Giovedì 22 Maggio 2025
Agnese Pini
Esteri
Editoriale

La Croce scomoda per chi cerca alleanze più che verità

Vance prega in ginocchio durante i riti della Passione

Vance prega in ginocchio durante i riti della Passione

Roma, 20 aprile 2025 – La scena è potente: JD Vance entra nella Basilica di San Pietro nel giorno del Venerdì Santo. Si siede in silenzio, nella penombra di una liturgia che ha rinunciato alla gloria, ai canti, alla retorica: la Croce è l’unico segno esposto. È forse il momento più simbolico del viaggio in Italia del vice presidente Usa: il potere del mondo che si trova davanti un altare nudo. Sembra un monito: la Croce non si presta a manipolazioni. È scomoda, è radicale, è universale. Il giorno dopo, Vance è ricevuto dal cardinale Pietro Parolin e dall’arcivescovo Gallagher. Volti sorridenti, foto di rito, comunicato finale di dodici righe: “Scambio di opinioni”, si legge, ma le divergenze sono evidenti. Ucraina, Gaza, migranti, cooperazione internazionale, Cina. Soprattutto, un’idea diversa del rapporto tra fede e politica. Non è solo un confronto tra Stati, né un passaggio istituzionale.

È lo scontro sempre più esplicito tra due visioni del mondo e due idee di cattolicesimo. Quella di un Papa che predica una fede aperta, inquieta, misericordiosa, e quella di chi vorrebbe piegare la dottrina a una logica identitaria, sovranista, selettiva. Il primo attrito, a distanza, era già andato in scena mesi fa. Per difendere la stretta anti-migranti dell’amministrazione Trump, Vance aveva invocato nientemeno che Sant’Agostino e il suo ordo amoris, interpretato a modo suo come una gerarchia d’amore da riservare prima ai propri cittadini e poi, eventualmente, agli altri. Il Papa gli aveva risposto con parole inequivocabili: il vero ordine dell’amore, aveva scritto in una lettera senza precedenti ai vescovi americani, si scopre attraverso “una fraternità aperta a tutti, nessuno escluso”. Non è teologia astratta. È politica.

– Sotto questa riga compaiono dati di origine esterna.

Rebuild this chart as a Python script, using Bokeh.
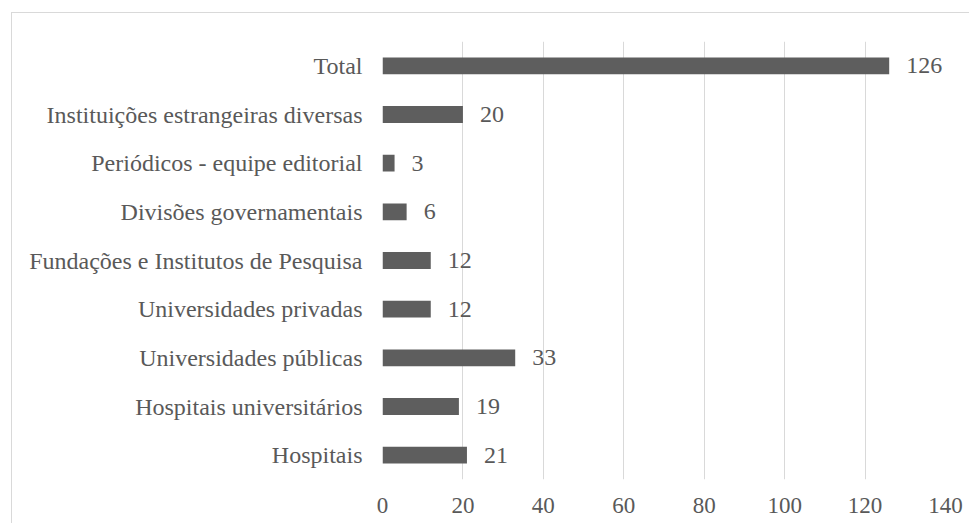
from bokeh.plotting import figure
from bokeh.models import ColumnDataSource, Range1d, FactorRange, FixedTicker
from bokeh.core.properties import value
from bokeh.embed import file_html
from bokeh.resources import INLINE

categories = [
    "Hospitais",
    "Hospitais universitários",
    "Universidades públicas",
    "Universidades privadas",
    "Fundações e Institutos de Pesquisa",
    "Divisões governamentais",
    "Periódicos - equipe editorial",
    "Instituições estrangeiras diversas",
    "Total",
]
counts = [21, 19, 33, 12, 12, 6, 3, 20, 126]
x_ticks = [0, 20, 40, 60, 80, 100, 120, 140]

FONT = "Liberation Serif"
TEXT = "#595959"
GRID = "#d9d9d9"

src = ColumnDataSource(dict(cat=categories, v=counts, lab=[str(c) for c in counts]))

p = figure(
    width=958, height=511,
    y_range=FactorRange(*categories),
    x_range=Range1d(0, 140),
    output_backend="svg", toolbar_location=None,
    min_border_left=370, min_border_right=25,
    min_border_top=28, min_border_bottom=45,
)
p.margin = (12, 0, 0, 11)
p.styles = {"border-left": "1px solid #d9d9d9", "border-top": "1px solid #d9d9d9"}
p.outline_line_color = None
p.background_fill_color = "white"
p.border_fill_color = "white"

p.hbar(y="cat", right="v", left=0, height=0.345, source=src,
       fill_color="#5e5e5e", line_color=None)

p.text(x="v", y="cat", text="lab", source=src, x_offset=17,
       text_baseline="middle", text_align="left",
       text_font=value(FONT), text_font_size="24px", text_color=TEXT)

p.xaxis.ticker = FixedTicker(ticks=x_ticks)
p.xgrid.ticker = FixedTicker(ticks=x_ticks)
p.xgrid.grid_line_color = GRID
p.xgrid.grid_line_width = 1
p.ygrid.grid_line_color = None

for ax in (p.xaxis, p.yaxis):
    ax.axis_line_color = None
    ax.major_tick_line_color = None
    ax.minor_tick_line_color = None
    ax.major_tick_out = 0
    ax.major_tick_in = 0
    ax.major_label_text_font = FONT
    ax.major_label_text_color = TEXT

p.xaxis.major_label_text_font_size = "23px"
p.yaxis.major_label_text_font_size = "24px"

p.xaxis.major_label_standoff = 18
p.yaxis.major_label_standoff = 20

open("out.html", "w").write(file_html(p, INLINE))
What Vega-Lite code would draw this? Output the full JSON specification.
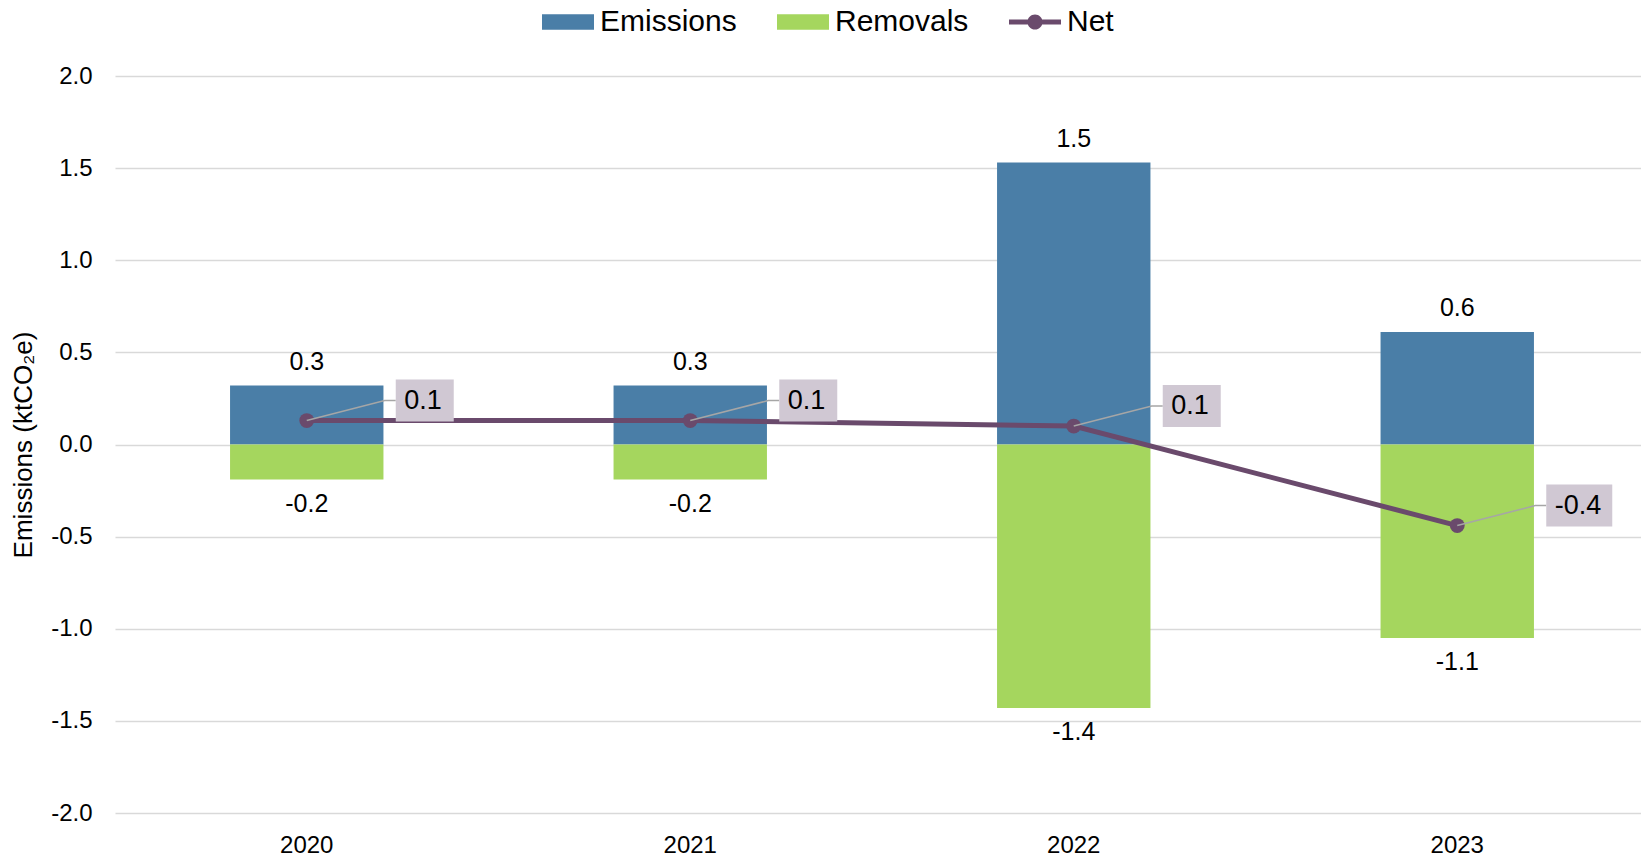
{
  "$schema": "https://vega.github.io/schema/vega-lite/v6.json",
  "autosize": {"type": "none"},
  "padding": {"left": 115, "top": 76, "right": 0, "bottom": 47},
  "width": 1526,
  "height": 737,
  "config": {
    "view": {"stroke": null},
    "font": "Liberation Sans",
    "axis": {"labelColor": "#000000", "titleColor": "#000000", "labelFont": "Liberation Sans", "titleFont": "Liberation Sans"},
    "legend": {"labelFont": "Liberation Sans", "labelColor": "#000000"},
    "locale": {"number": {"decimal": ".", "thousands": ",", "grouping": [3], "currency": ["$", ""], "minus": "-"}}
  },
  "data": {
    "values": [
      {"Year": "2020", "Series": "Emissions", "Value": 0.32},
      {"Year": "2020", "Series": "Removals", "Value": -0.19},
      {"Year": "2020", "Series": "Net", "Value": 0.13},
      {"Year": "2021", "Series": "Emissions", "Value": 0.32},
      {"Year": "2021", "Series": "Removals", "Value": -0.19},
      {"Year": "2021", "Series": "Net", "Value": 0.13},
      {"Year": "2022", "Series": "Emissions", "Value": 1.53},
      {"Year": "2022", "Series": "Removals", "Value": -1.43},
      {"Year": "2022", "Series": "Net", "Value": 0.10},
      {"Year": "2023", "Series": "Emissions", "Value": 0.61},
      {"Year": "2023", "Series": "Removals", "Value": -1.05},
      {"Year": "2023", "Series": "Net", "Value": -0.44}
    ]
  },
  "encoding": {
    "x": {
      "field": "Year", "type": "nominal",
      "scale": {"paddingInner": 0.6, "paddingOuter": 0.3, "range": [0, 1534]},
      "axis": {"title": null, "labelFontSize": 24, "labelPadding": 20, "ticks": false, "domain": false, "labelAngle": 0, "grid": false}
    },
    "y": {
      "field": "Value", "type": "quantitative", "stack": null,
      "scale": {"domain": [-2, 2], "nice": false},
      "axis": {
        "title": "Emissions (ktCO₂e)", "titleFontSize": 26, "titleFontWeight": "normal", "titlePadding": 14,
        "labelFontSize": 24, "labelPadding": 23, "ticks": false, "domain": false,
        "values": [-2, -1.5, -1, -0.5, 0, 0.5, 1, 1.5, 2], "format": ".1f",
        "gridColor": "#D9D9D9", "gridWidth": 1.5
      }
    }
  },
  "layer": [
    {
      "transform": [{"filter": "datum.Series !== 'Net'"}],
      "mark": {"type": "bar"},
      "encoding": {
        "color": {
          "field": "Series", "type": "nominal",
          "scale": {"domain": ["Emissions", "Removals", "Net"], "range": ["#4A7EA7", "#A5D65E", "#6A4A6C"]},
          "legend": {
            "title": null, "orient": "none", "direction": "horizontal",
            "legendX": 427, "legendY": -80, "padding": 0,
            "labelFontSize": 30, "symbolSize": 2704, "labelOffset": 6, "columnPadding": 40,
            "encode": {
              "symbols": {
                "update": {
                  "shape": [
                    {"test": "datum.value === 'Net'", "value": "M-1,-0.1H1V0.1H-1Z M0.29,0A0.29,0.29 0 1,1 -0.29,0A0.29,0.29 0 1,1 0.29,0Z"},
                    {"value": "M-1,-0.3H1V0.3H-1Z"}
                  ],
                  "fill": {"scale": "color", "field": "value"},
                  "stroke": {"value": "transparent"},
                  "strokeWidth": {"value": 0},
                  "opacity": {"value": 1},
                  "fillOpacity": {"value": 1}
                }
              }
            }
          }
        }
      }
    },
    {
      "transform": [{"filter": "datum.Series === 'Emissions'"}],
      "mark": {"type": "text", "baseline": "alphabetic", "dy": -16, "fontSize": 25, "color": "#000000"},
      "encoding": {"text": {"field": "Value", "type": "quantitative", "format": ".1f"}}
    },
    {
      "transform": [{"filter": "datum.Series === 'Removals'"}],
      "mark": {"type": "text", "baseline": "alphabetic", "dy": 32, "fontSize": 25, "color": "#000000"},
      "encoding": {"text": {"field": "Value", "type": "quantitative", "format": ".1f"}}
    },
    {
      "transform": [{"filter": "datum.Series === 'Net'"}],
      "mark": {"type": "line", "strokeWidth": 5, "point": {"filled": true, "size": 220, "opacity": 1}},
      "encoding": {"color": {"field": "Series", "type": "nominal"}}
    },
    {
      "transform": [{"filter": "datum.Series === 'Net'"}],
      "mark": {"type": "point", "filled": false, "color": "#A6A6A6", "strokeWidth": 1.5, "size": 40000, "opacity": 1, "shape": "M0,0L0.78,-0.2L0.89,-0.2"},
      "encoding": {}
    },
    {
      "transform": [{"filter": "datum.Series === 'Net'"}],
      "mark": {"type": "point", "filled": true, "color": "#D0C8D3", "size": 40000, "opacity": 1, "strokeWidth": 0},
      "encoding": {
        "shape": {
          "condition": {"test": "datum.Value < 0", "value": "M0.89,-0.41H1.55V0.01H0.89Z"},
          "value": "M0.89,-0.41H1.47V0.01H0.89Z"
        }
      }
    },
    {
      "transform": [{"filter": "datum.Series === 'Net'"}],
      "mark": {"type": "text", "align": "left", "baseline": "middle", "dx": 97.5, "dy": -20, "fontSize": 27, "color": "#000000"},
      "encoding": {"text": {"field": "Value", "type": "quantitative", "format": ".1f"}}
    }
  ]
}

Il tentativo del governo Usa è chiaro: normalizzare il rapporto con la Chiesa cattolica, costruendo una nuova alleanza attraverso volti apparentemente dialoganti ma ben inseriti in una strategia politica di egemonia religiosa. E così, mentre il Papa piange per i migranti morti, la Palestina martoriata e un’Ucraina dimenticata, la Casa Bianca trumpiana scommette su ambasciatori ultra-conservatori, su cardinali ostili a Francesco, su campagne mediatiche e manovre giudiziarie che mirano a delegittimarlo. Trump lo attacca apertamente. Vance lo contraddice cercando di essere elegante. E alcuni cardinali americani lavorano nell’ombra per costruire il dopo-Francesco. Ora: la libertà ha bisogno della fede, ma la fede non ha bisogno del potere. E ogni volta in cui il cristianesimo ha cercato protezione dal potere, ha finito per perdere se stesso. Eppure la questione del rapporto tra religione e potere è oggi più che mai attuale, e scivolosa. Lo si è visto di recente in Russia, dove il patriarca Kirill benedice le guerre di Putin in nome della “santa Rus’”. Lo si era visto negli Stati Uniti, dove Trump - ancora al primo mandato - posava con la Bibbia davanti a una chiesa chiusa contro le proteste del Black Lives Matter. E ora lo si rivede nel tentativo della destra americana di egemonizzare la fede cattolica, in nome di una religione “forte, identitaria, sovrana”.

In questo contesto, la Santa Sede appare più sola, ma anche più libera. E proprio queste tensioni potrebbero rivelarsi, paradossalmente, provvidenziali. Potrebbero persino rinsaldare l’autorità di Francesco, oggi più fragile nel corpo ma più forte nello spirito, dopo aver sfiorato la morte e aver visto - nei giorni più duri del ricovero e della convalescenza - i suoi avversari costretti a smorzare i toni e a pregare per lui. Chi sogna di prendere il Vaticano, come si prova a prendere la Groenlandia o Panama, rischia dunque di fallire. Il Vaticano non è la Groenlandia e la Chiesa, almeno quella che continua a respirare il Vangelo, non è scalabile come una multinazionale o una corte giudiziaria. È un corpo vivo. Talvolta, nei momenti più bui, sa ritrovare se stessa proprio nel confronto con il potere. Quando, cioè, si ricorda che la sua forza non viene dalla diplomazia, ma dalla profezia, forse l’unica cosa al mondo non negoziabile. Neppure da Trump.